One grandfather quipped about his
grandchildren: "My grandkids are four and six. The Pulitzer Prize winner
is four and the brain surgeon is six."
Parents and grandparents are understandably
proud of the quick minds and impressive talents of their little ones. But let
me tell you about another quality, perhaps even more important. A grandmother
wrote to me and told me this story about her four-year-old granddaughter
Skylar.
It was Christmastime. Skylar had saved coins in
a piggy bank all year and decided to buy presents for her family with her
savings. But she also learned from announcements on television about a local
homeless shelter called "The Road House." She repeatedly asked her
mother what "homeless" meant and why those children needed coats and
warm clothes. The concept of people in such physical need deeply affected her.
Skylar’s mother took her to the store to buy
Christmas presents. But instead of buying for herself or her family, she
decided to use her savings for somebody at the shelter. They learned that there
was a little girl staying there about Skylar’s age, and she purchased a warm
coat, socks, gloves and crayons for the child. She also wanted to buy her a
doll (a "baby," as she called it), but when she discovered she didn't
have enough money, she left the doll behind. When Skylar got home, she selected
one of her own much-loved dolls to give away. The baby went into a box with the
other items.
She could hardly wait for Christmas. Skylar was
not thinking about Santa Claus or any presents she might be getting. She was
thinking only about going to the shelter and giving her carefully selected
gifts to a little girl she had never met.
On Christmas Eve she and her family finally
made the trip Skylar had been anticipating for so long. They drove to the
shelter. There she presented her Christmas box to a grateful child. She was so
filled with joy at truly touching someone else’s life that her family decided
to make the journey to the shelter an annual tradition.

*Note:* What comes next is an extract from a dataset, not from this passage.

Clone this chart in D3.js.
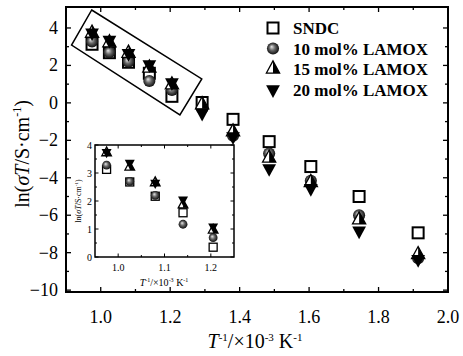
<!DOCTYPE html>
<html>
<head>
<meta charset="utf-8">
<script src="https://cdn.jsdelivr.net/npm/d3@7"></script>
<style>
  body { margin: 0; background: #fff; }
  text { font-family: "Liberation Serif", "Times New Roman", serif; }
</style>
</head>
<body>
<script>
// data
var invT = [0.975, 1.025, 1.08, 1.14, 1.205, 1.292, 1.381, 1.485, 1.605, 1.744, 1.914];
var sndc = [3.13, 2.68, 2.17, 1.58, 0.35, 0.02, -0.88, -2.07, -3.4, -5.0, -6.94];
var lamox10 = [3.28, 2.7, 2.2, 1.17, 0.69, -0.3, -1.75, -2.7, -4.16, -6.0, -8.3];
var lamox15 = [3.72, 3.21, 2.65, 1.86, 0.96, -0.1, -1.55, -2.95, -4.25, -6.25, -8.1];
var lamox20 = [3.75, 3.36, 2.65, 2.05, 1.09, -0.54, -1.8, -3.5, -4.56, -6.83, -8.35];
var seriesNames = ["SNDC", "10 mol% LAMOX", "15 mol% LAMOX", "20 mol% LAMOX"];
var xTicks = [1.0, 1.2, 1.4, 1.6, 1.8, 2.0];
var yTicks = [-10, -8, -6, -4, -2, 0, 2, 4];
var insetXTicks = [1.0, 1.1, 1.2];
var insetYTicks = [0, 1, 2, 3, 4];
// highlight box corners (data units)
var boxCorners = [[0.974, 4.96], [1.291, 1.28], [1.228, -0.64], [0.916, 3.09]];

var W = 463, H = 356;
var svg = d3.select("body").append("svg").attr("width", W).attr("height", H);

var defs = svg.append("defs");
var grad = defs.append("radialGradient").attr("id", "ball")
  .attr("cx", "0.5").attr("cy", "0.5").attr("r", "0.55").attr("fx", "0.38").attr("fy", "0.35");
grad.append("stop").attr("offset", "0").attr("stop-color", "#e8e8e8");
grad.append("stop").attr("offset", "0.45").attr("stop-color", "#666");
grad.append("stop").attr("offset", "1").attr("stop-color", "#000");

var series = [sndc, lamox10, lamox15, lamox20];

// draw one marker of type k at (px,py) with size s
function marker(g, k, px, py, s) {
  var m = g.append("g").attr("transform", "translate(" + px + "," + py + ")");
  if (k === 0) {
    m.append("rect").attr("x", -s / 2).attr("y", -s / 2).attr("width", s).attr("height", s)
      .attr("fill", "#fff").attr("stroke", "#000").attr("stroke-width", s > 9 ? 2 : 1.3);
  } else if (k === 1) {
    m.append("circle").attr("r", s * 0.55).attr("fill", "url(#ball)");
  } else if (k === 2) {
    var w = s * 1.2, h = s * 1.1;
    m.append("path").attr("d", "M0," + (-2 * h / 3) + "L" + (-w / 2) + "," + (h / 3) + "L" + (w / 2) + "," + (h / 3) + "Z")
      .attr("fill", "#fff");
    m.append("path").attr("d", "M0," + (-2 * h / 3) + "L" + (w / 2) + "," + (h / 3) + "L0," + (h / 3) + "Z")
      .attr("fill", "#000");
    m.append("path").attr("d", "M0," + (-2 * h / 3) + "L" + (-w / 2) + "," + (h / 3) + "L" + (w / 2) + "," + (h / 3) + "Z")
      .attr("fill", "none").attr("stroke", "#000").attr("stroke-width", 1.3);
  } else {
    var w2 = s * 1.25, h2 = s * 1.15;
    m.append("path").attr("d", "M0," + (2 * h2 / 3) + "L" + (-w2 / 2) + "," + (-h2 / 3) + "L" + (w2 / 2) + "," + (-h2 / 3) + "Z")
      .attr("fill", "#000");
  }
}

function ticks(g, scale, vals, orient, len, otherPos) {
  vals.forEach(function (v) {
    var p = scale(v);
    if (orient === "x") {
      g.append("line").attr("x1", p).attr("x2", p).attr("y1", otherPos[0]).attr("y2", otherPos[0] - len);
      g.append("line").attr("x1", p).attr("x2", p).attr("y1", otherPos[1]).attr("y2", otherPos[1] + len);
    } else {
      g.append("line").attr("y1", p).attr("y2", p).attr("x1", otherPos[0]).attr("x2", otherPos[0] + len);
      g.append("line").attr("y1", p).attr("y2", p).attr("x1", otherPos[1]).attr("x2", otherPos[1] - len);
    }
  });
}

// ---- main plot ----
var L = 66, R = 448, T = 7, B = 292;
var x = d3.scaleLinear().domain([0.9, 2.0]).range([L, R]);
var y = d3.scaleLinear().domain([-10.1, 5.12]).range([B, T]);

var tk = svg.append("g").attr("stroke", "#000").attr("stroke-width", 1.3);
ticks(tk, x, xTicks, "x", 5, [B, T]);
ticks(tk, x, d3.range(0.9, 2.0, 0.2).map(function (d) { return +d.toFixed(1); }), "x", 3, [B, T]);
ticks(tk, y, yTicks, "y", 5, [L, R]);
ticks(tk, y, d3.range(-9, 5, 2), "y", 3, [L, R]);

svg.append("rect").attr("x", L).attr("y", T).attr("width", R - L).attr("height", B - T)
  .attr("fill", "none").attr("stroke", "#000").attr("stroke-width", 2);

svg.append("g").selectAll("text").data(xTicks).enter().append("text")
  .attr("x", function (d) { return x(d); }).attr("y", B + 31)
  .attr("text-anchor", "middle").attr("font-size", 18)
  .text(function (d) { return d.toFixed(1); });
svg.append("g").selectAll("text").data(yTicks).enter().append("text")
  .attr("x", L - 8).attr("y", function (d) { return y(d) + 6; })
  .attr("text-anchor", "end").attr("font-size", 18)
  .text(function (d) { return d < 0 ? "\u2212" + (-d) : d; });

// axis titles
var xt = svg.append("text").attr("x", 255).attr("y", 348).attr("text-anchor", "middle").attr("font-size", 20);
xt.append("tspan").attr("font-style", "italic").text("T");
xt.append("tspan").attr("font-size", 11).attr("dy", -7).text("-1");
xt.append("tspan").attr("dy", 7).text("/\u00d710");
xt.append("tspan").attr("font-size", 11).attr("dy", -7).text("-3");
xt.append("tspan").attr("dy", 7).text(" K");
xt.append("tspan").attr("font-size", 11).attr("dy", -7).text("-1");

var yt = svg.append("text").attr("transform", "translate(29,154) rotate(-90)")
  .attr("text-anchor", "middle").attr("font-size", 20);
yt.append("tspan").text("ln(");
yt.append("tspan").attr("font-style", "italic").text("\u03c3T");
yt.append("tspan").text("/S\u00b7cm");
yt.append("tspan").attr("font-size", 12).attr("dy", -8).text("-1");
yt.append("tspan").attr("dy", 8).text(")");

// highlight box
svg.append("path")
  .attr("d", d3.line().x(function (d) { return x(d[0]); }).y(function (d) { return y(d[1]); })(boxCorners) + "Z")
  .attr("fill", "none").attr("stroke", "#000").attr("stroke-width", 1.5);

// points
var pts = svg.append("g");
series.forEach(function (vals, k) {
  vals.forEach(function (v, i) { marker(pts, k, x(invT[i]), y(v), 11); });
});

// legend
var leg = svg.append("g");
seriesNames.forEach(function (name, k) {
  var ly = 28 + k * 20.5;
  marker(leg, k, 273, ly, 11);
  leg.append("text").attr("x", 293).attr("y", ly + 6).attr("font-size", 17).attr("font-weight", "bold").text(name);
});

// ---- inset ----
var iL = 95, iR = 234, iT = 145, iB = 257;
var ix = d3.scaleLinear().domain([0.95, 1.25]).range([iL, iR]);
var iy = d3.scaleLinear().domain([0, 4]).range([iB, iT]);

var itk = svg.append("g").attr("stroke", "#000").attr("stroke-width", 1);
ticks(itk, ix, insetXTicks, "x", 3.5, [iB, iT]);
ticks(itk, ix, [1.05, 1.15], "x", 2, [iB, iT]);
ticks(itk, iy, insetYTicks, "y", 3.5, [iL, iR]);
ticks(itk, iy, [0.5, 1.5, 2.5, 3.5], "y", 2, [iL, iR]);

svg.append("rect").attr("x", iL).attr("y", iT).attr("width", iR - iL).attr("height", iB - iT)
  .attr("fill", "none").attr("stroke", "#000").attr("stroke-width", 1.5);

svg.append("g").selectAll("text").data(insetXTicks).enter().append("text")
  .attr("x", function (d) { return ix(d); }).attr("y", iB + 14)
  .attr("text-anchor", "middle").attr("font-size", 10)
  .text(function (d) { return d.toFixed(1); });
svg.append("g").selectAll("text").data(insetYTicks).enter().append("text")
  .attr("x", iL - 3).attr("y", function (d) { return iy(d) + 3.5; })
  .attr("text-anchor", "end").attr("font-size", 10)
  .text(function (d) { return d; });

var ixt = svg.append("text").attr("x", 164).attr("y", 286).attr("text-anchor", "middle").attr("font-size", 10);
ixt.append("tspan").attr("font-style", "italic").text("T");
ixt.append("tspan").attr("font-size", 6).attr("dy", -4).text("-1");
ixt.append("tspan").attr("dy", 4).text("/\u00d710");
ixt.append("tspan").attr("font-size", 6).attr("dy", -4).text("-3");
ixt.append("tspan").attr("dy", 4).text(" K");
ixt.append("tspan").attr("font-size", 6).attr("dy", -4).text("-1");

var iyt = svg.append("text").attr("transform", "translate(81,201) rotate(-90)")
  .attr("text-anchor", "middle").attr("font-size", 8);
iyt.append("tspan").text("ln(");
iyt.append("tspan").attr("font-style", "italic").text("\u03c3T");
iyt.append("tspan").text("/S\u00b7cm");
iyt.append("tspan").attr("font-size", 5).attr("dy", -3).text("-1");
iyt.append("tspan").attr("dy", 3).text(")");

var ipts = svg.append("g");
series.forEach(function (vals, k) {
  vals.forEach(function (v, i) {
    if (invT[i] < 1.25) marker(ipts, k, ix(invT[i]), iy(v), 8);
  });
});
</script>
</body>
</html>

"Perhaps it's good to have a beautiful
mind, but an even greater gift is to have a beautiful heart," says Nobel
Laureate John Nash ("A Beautiful Mind"). He would have appreciated
young Skylar’s heart.
Beautiful hearts don’t just happen. Nash calls
it a gift, but it’s a gift in the way that faith or hope or love are gifts. And
I’m convinced we have each been endowed with a beautiful heart. We may not
always see it. We may not even believe it. But it’s a gift that came with birth
and, every time we act selflessly, it grows a little.